= WORK REQUIRED =
Extract each line containing the string "that".

= MATERIAL TO PROCESS =
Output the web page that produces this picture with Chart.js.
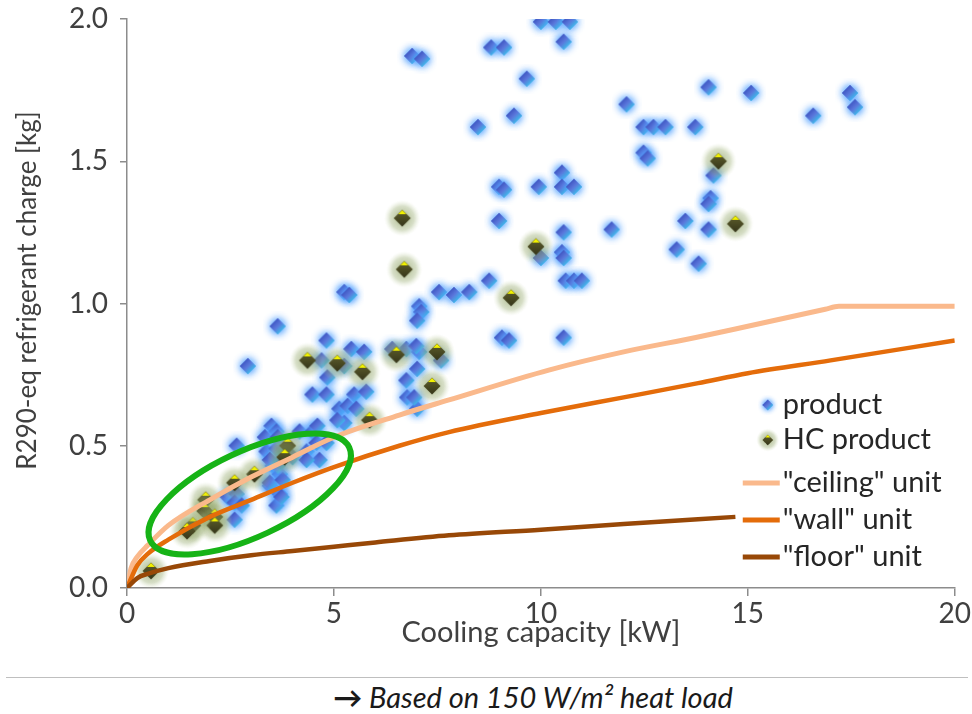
* * *
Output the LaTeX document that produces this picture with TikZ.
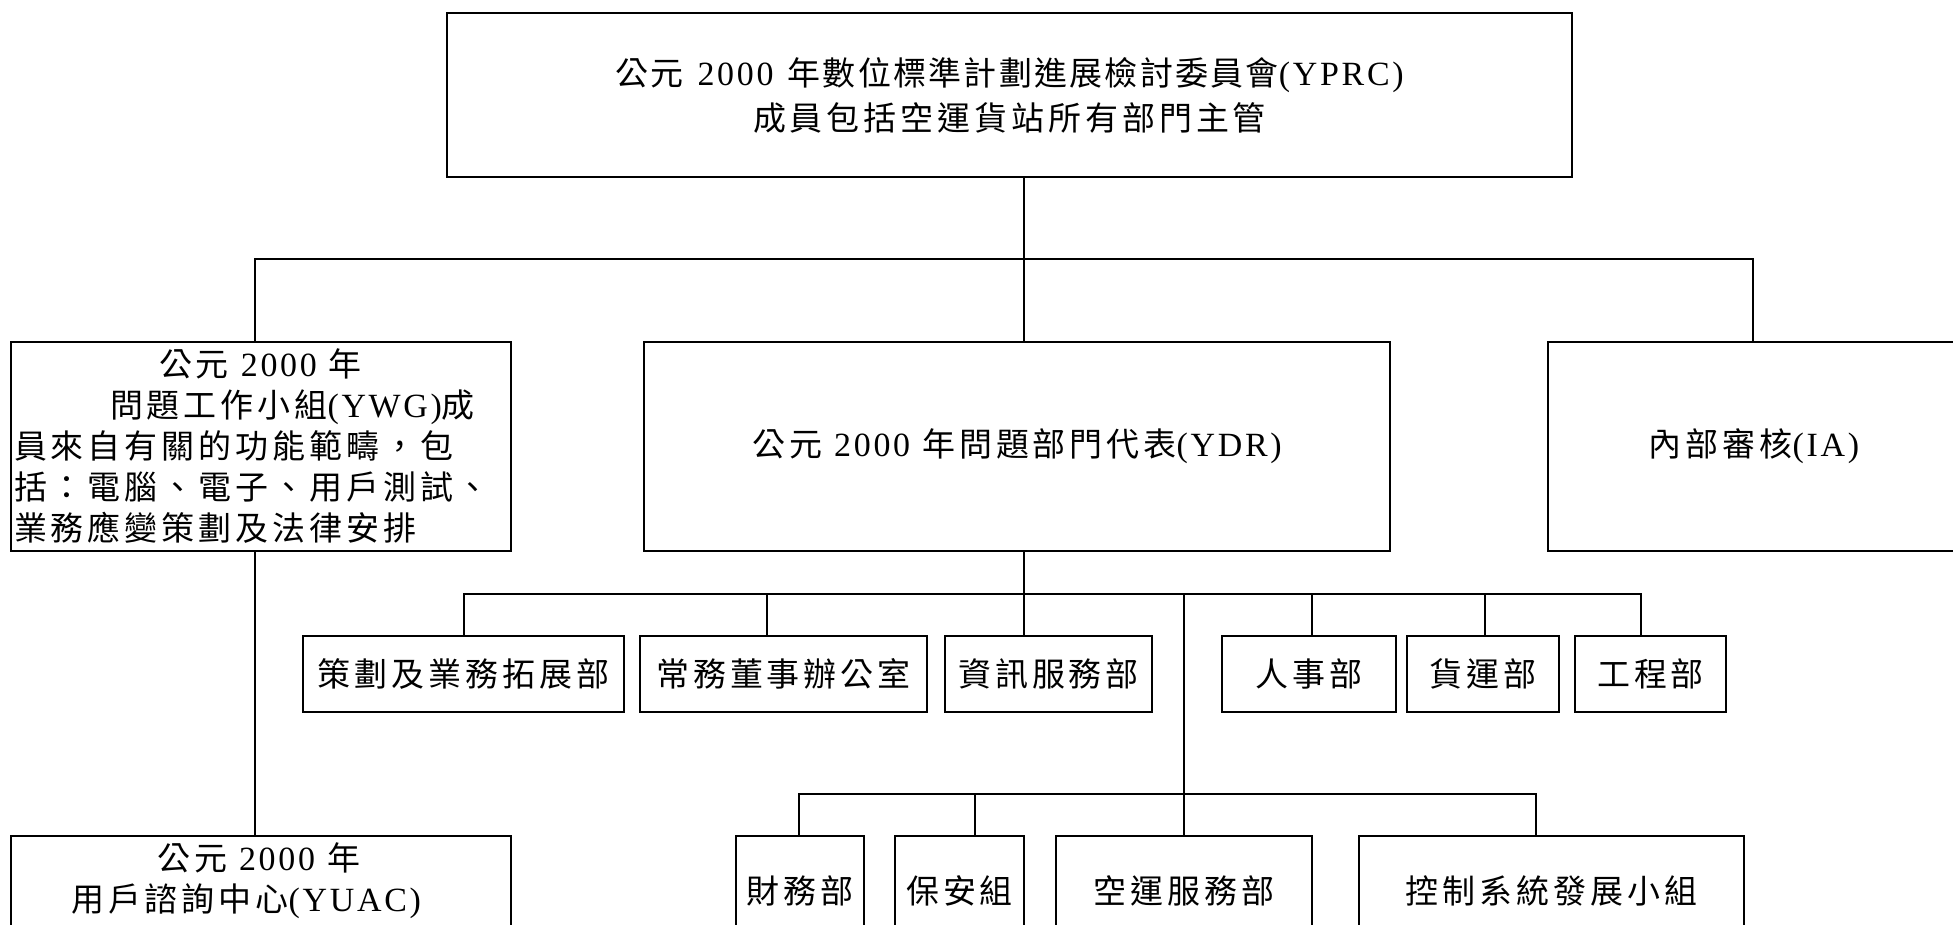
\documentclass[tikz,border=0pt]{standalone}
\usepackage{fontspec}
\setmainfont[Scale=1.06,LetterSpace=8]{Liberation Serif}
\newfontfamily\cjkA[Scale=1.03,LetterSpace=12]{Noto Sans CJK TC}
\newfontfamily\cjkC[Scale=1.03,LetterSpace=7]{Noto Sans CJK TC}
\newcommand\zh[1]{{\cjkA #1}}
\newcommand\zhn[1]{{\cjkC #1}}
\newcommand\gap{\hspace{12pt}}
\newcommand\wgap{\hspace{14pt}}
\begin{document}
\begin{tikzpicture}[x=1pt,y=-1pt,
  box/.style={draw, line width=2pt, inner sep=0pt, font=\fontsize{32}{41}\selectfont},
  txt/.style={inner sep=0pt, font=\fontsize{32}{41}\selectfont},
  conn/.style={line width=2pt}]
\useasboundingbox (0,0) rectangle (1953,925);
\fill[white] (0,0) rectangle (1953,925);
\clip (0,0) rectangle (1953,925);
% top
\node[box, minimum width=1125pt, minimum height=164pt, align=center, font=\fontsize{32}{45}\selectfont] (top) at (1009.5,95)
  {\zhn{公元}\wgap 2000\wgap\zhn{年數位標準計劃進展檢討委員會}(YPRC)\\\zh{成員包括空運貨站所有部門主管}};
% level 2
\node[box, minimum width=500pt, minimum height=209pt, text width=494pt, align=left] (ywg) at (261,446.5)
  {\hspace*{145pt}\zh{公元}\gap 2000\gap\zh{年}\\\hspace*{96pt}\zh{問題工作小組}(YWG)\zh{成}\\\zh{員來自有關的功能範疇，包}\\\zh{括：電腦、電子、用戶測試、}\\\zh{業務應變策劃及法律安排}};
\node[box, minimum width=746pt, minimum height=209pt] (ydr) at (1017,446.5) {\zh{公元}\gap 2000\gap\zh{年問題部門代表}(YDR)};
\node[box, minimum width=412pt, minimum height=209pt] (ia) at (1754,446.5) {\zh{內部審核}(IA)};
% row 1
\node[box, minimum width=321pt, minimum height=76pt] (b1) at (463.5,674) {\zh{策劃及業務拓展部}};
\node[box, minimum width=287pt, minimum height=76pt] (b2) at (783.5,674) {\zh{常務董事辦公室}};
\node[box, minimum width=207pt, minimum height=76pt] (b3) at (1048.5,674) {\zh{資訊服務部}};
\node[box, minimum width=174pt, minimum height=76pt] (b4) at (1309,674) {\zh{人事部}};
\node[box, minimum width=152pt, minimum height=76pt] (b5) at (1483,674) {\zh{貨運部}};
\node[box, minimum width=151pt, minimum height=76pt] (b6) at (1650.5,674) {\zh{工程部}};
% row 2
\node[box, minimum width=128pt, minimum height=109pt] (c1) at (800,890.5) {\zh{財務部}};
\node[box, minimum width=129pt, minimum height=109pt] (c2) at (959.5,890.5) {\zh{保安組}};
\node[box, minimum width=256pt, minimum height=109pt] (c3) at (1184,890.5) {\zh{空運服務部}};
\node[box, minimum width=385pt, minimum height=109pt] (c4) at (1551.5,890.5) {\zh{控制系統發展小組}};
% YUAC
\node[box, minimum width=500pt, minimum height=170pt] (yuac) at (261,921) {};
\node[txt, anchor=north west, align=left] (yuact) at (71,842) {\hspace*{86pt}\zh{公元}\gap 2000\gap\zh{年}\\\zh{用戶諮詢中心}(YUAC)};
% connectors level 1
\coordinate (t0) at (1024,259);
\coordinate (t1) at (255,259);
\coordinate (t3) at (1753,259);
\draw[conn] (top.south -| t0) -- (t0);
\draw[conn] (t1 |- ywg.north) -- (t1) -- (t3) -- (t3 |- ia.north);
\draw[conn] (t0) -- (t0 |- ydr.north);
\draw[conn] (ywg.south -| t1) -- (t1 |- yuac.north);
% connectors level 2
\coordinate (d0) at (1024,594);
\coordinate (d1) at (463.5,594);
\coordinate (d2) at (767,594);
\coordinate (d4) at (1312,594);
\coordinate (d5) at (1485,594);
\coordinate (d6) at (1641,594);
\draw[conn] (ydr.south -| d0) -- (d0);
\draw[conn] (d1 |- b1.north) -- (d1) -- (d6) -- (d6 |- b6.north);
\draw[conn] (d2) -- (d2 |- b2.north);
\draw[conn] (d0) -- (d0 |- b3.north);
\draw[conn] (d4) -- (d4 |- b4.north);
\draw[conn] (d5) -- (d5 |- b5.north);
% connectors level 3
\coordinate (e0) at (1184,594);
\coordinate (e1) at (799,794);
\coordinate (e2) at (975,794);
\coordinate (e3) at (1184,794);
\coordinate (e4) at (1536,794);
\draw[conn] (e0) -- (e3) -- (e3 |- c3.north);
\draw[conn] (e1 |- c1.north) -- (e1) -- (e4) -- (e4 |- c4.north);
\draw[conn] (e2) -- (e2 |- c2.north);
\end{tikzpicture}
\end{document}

= TASK RESPONSE =
Output the web page that produces this picture with Chart.js.
Output the LaTeX document that produces this picture with TikZ.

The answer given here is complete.